Northeastern Section - 57th Annual Meeting - 2022

Paper No. 15-4
Presentation Time: 2:40 PM

POST-GLACIAL SEDIMENT DELIVERY CONTINUUM TO AN IMPOUNDED VALLEY REACH IN CENTRAL MAINE: A MULTI-DISCIPLINARY APPROACH


NESBITT, Ian, Climate Change Institute, University of Maine, 5790 Bryand Global Science Center, Orono, ME 04469, SMITH, Sean, University of Maine, School of Earth and Climate Sciences, 5790 Bryand Global Sciences Center, Orono, ME 04469-5790, CAMPBELL, Seth, Climate Change Institute, University of Maine, 5790 Bryand Global Sciences Center, University of Maine, Orono, ME 04469, KOFFMAN, Bess, Department of Geology, Colby College, 5800 Mayflower Hill, Waterville, ME 04901, ARCONE, Steven, Thayer School of Engineering, Dartmouth College, Hanover, NH 03755 and SCHILD, Kristin, School of Earth and Climate Sciences and Climate Change Institute, University of Maine, Orono, ME 04469

Freshwater lakes in the northern United States and Canada archive stratigraphy that can provide records of sediment supply since deglaciation.
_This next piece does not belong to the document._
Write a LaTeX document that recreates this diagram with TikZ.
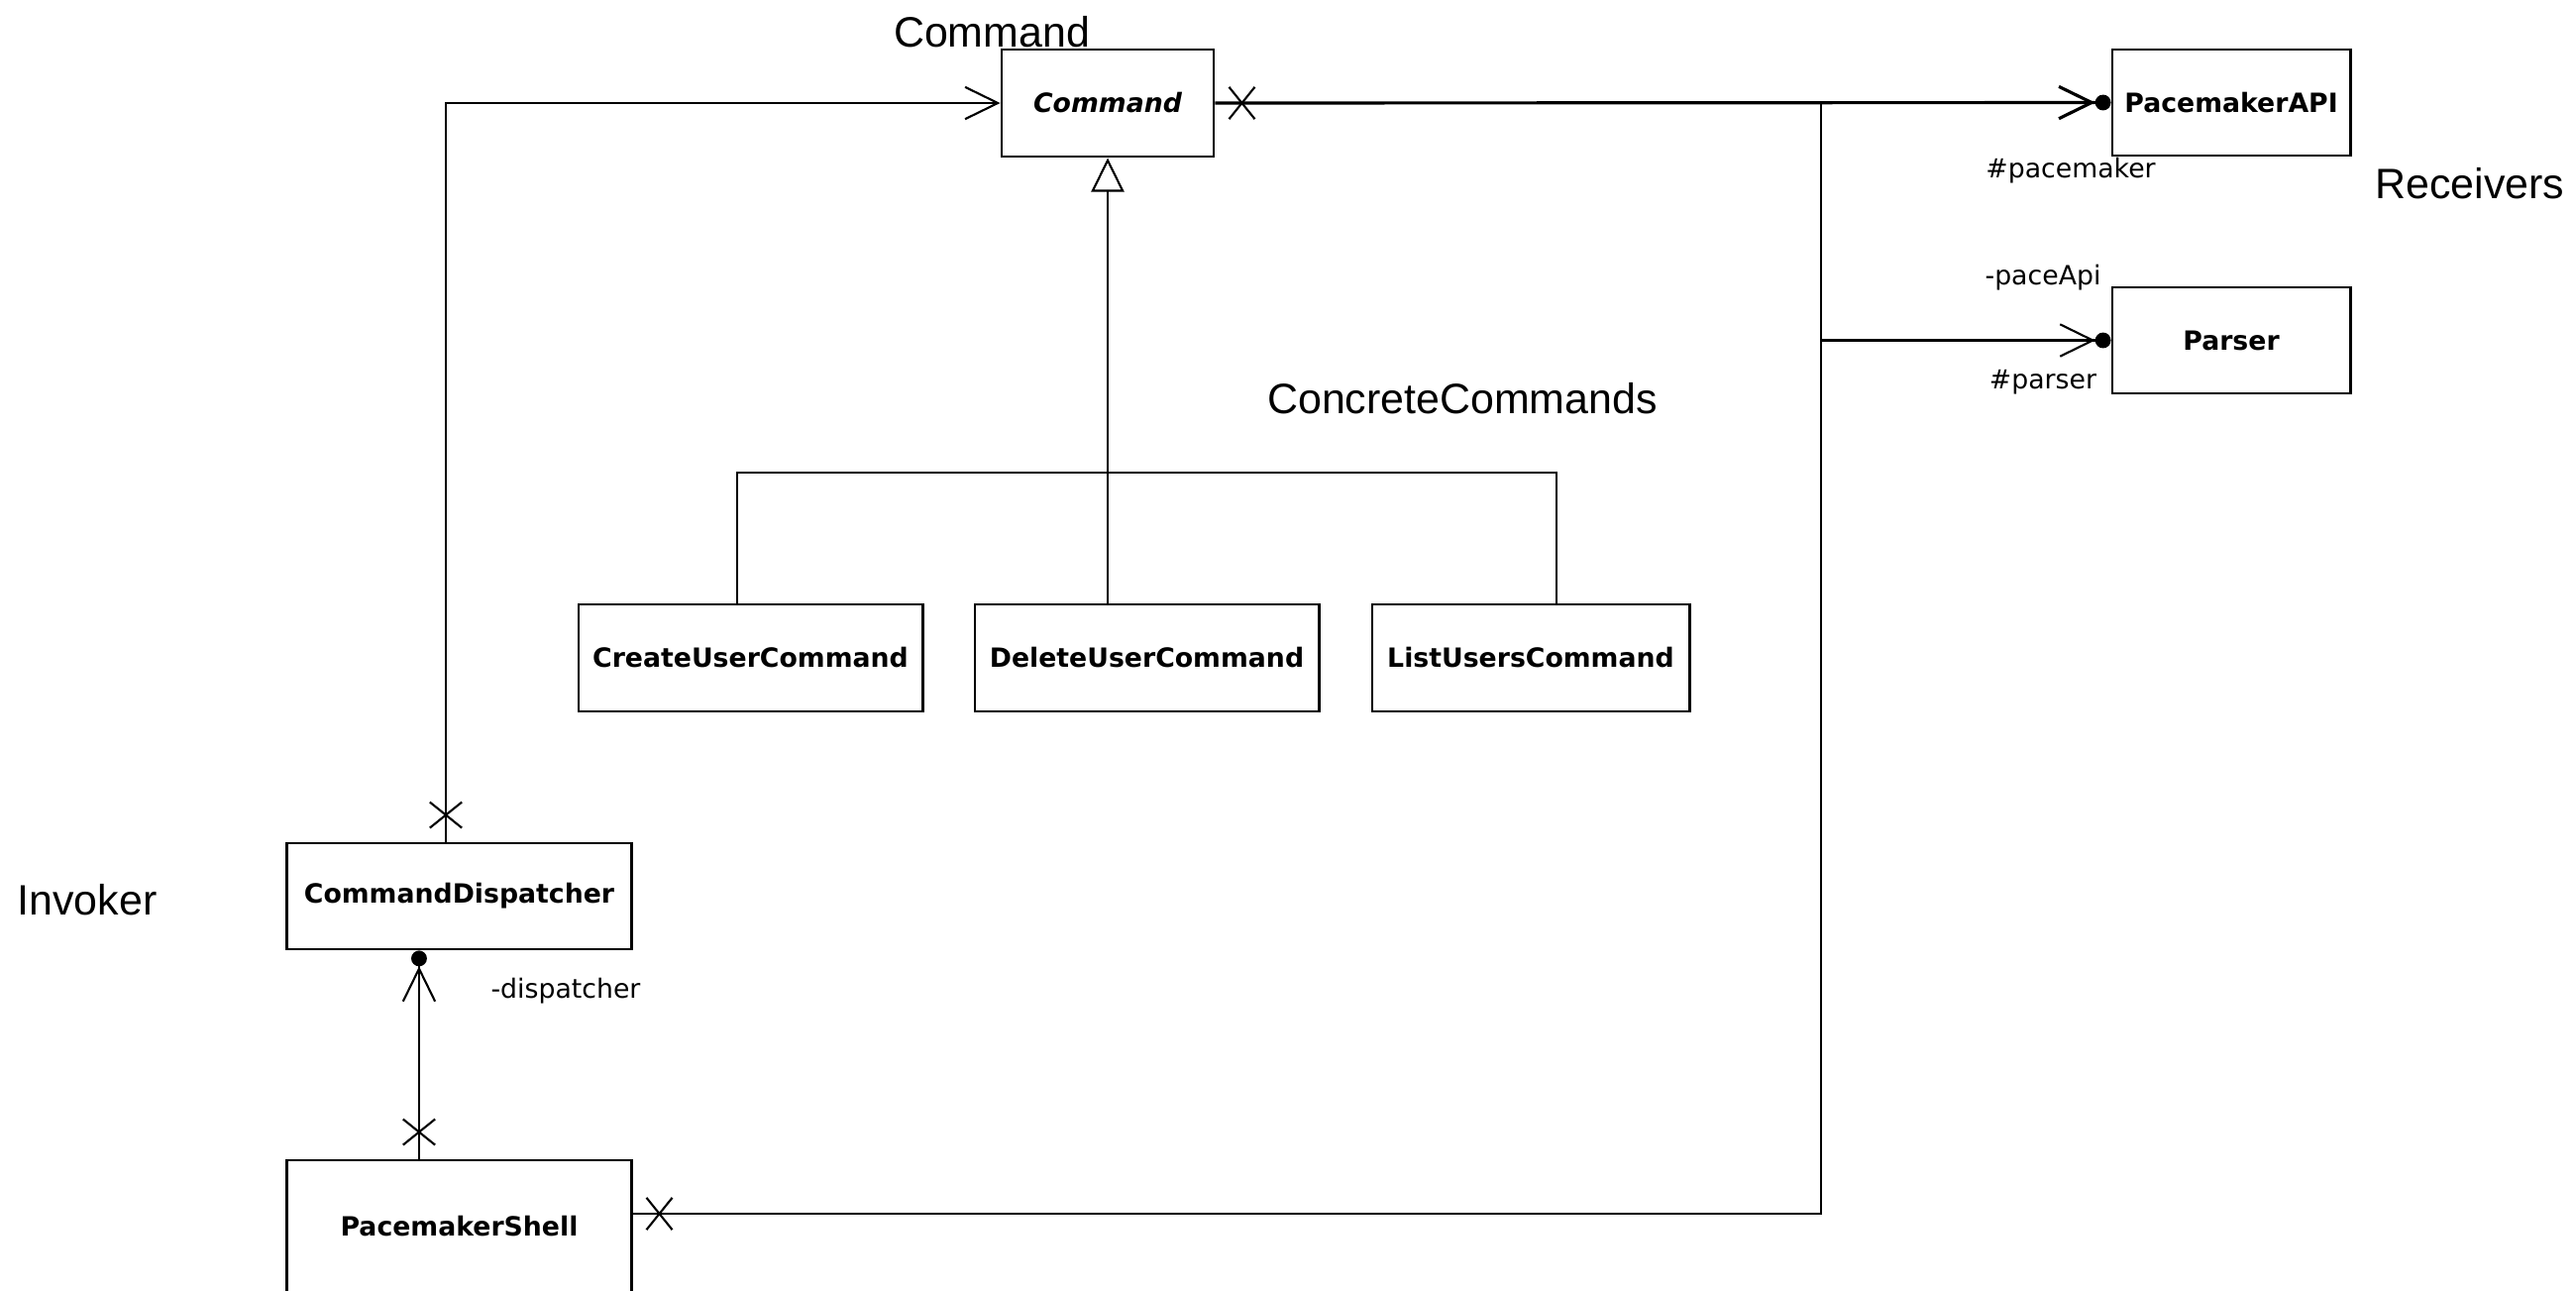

The records are unique due to the presence of glacial sediments, glacially-carved pools in the longitudinal profiles of stream and river valleys, and the influence of dams and human activities on surface water hydraulic conditions. We use ground-penetrating radar (GPR), sedimentary core analysis, acoustic bottom mapping, existing high-resolution topography, and empirical modeling to investigate dynamics from para- and post-glacial periods through the present. We map sediment sources and the stratigraphy and volume of deposits associated with a 175 ha freshwater lake system with a 33.1 km2 watershed on the Kennebec-Penobscot watershed divide (Kingsbury Pond, central Maine, USA). A combination of core data and GPR analysis indicate that high inorganic sediment delivery (1,417–1,913 Mg yr-1) dominated Kingsbury’s sedimentary environment until 8,550–8,410 cal yr BP—implying longer paraglacial conditions than assumed—after which sediment load decreased by more than an order of magnitude (to just 65–87 Mg yr-1). We compare these calculations to empirical estimates of water erosion for the watershed and discuss the implications and limitations of such comparisons. We also examine topographic evidence that suggests that much of the inorganic sediment may have been excavated from large outwash channels during deglaciation, and potentially that an extended paraglacial watershed configuration delayed the transition from inorganic to organic-dominant sediment.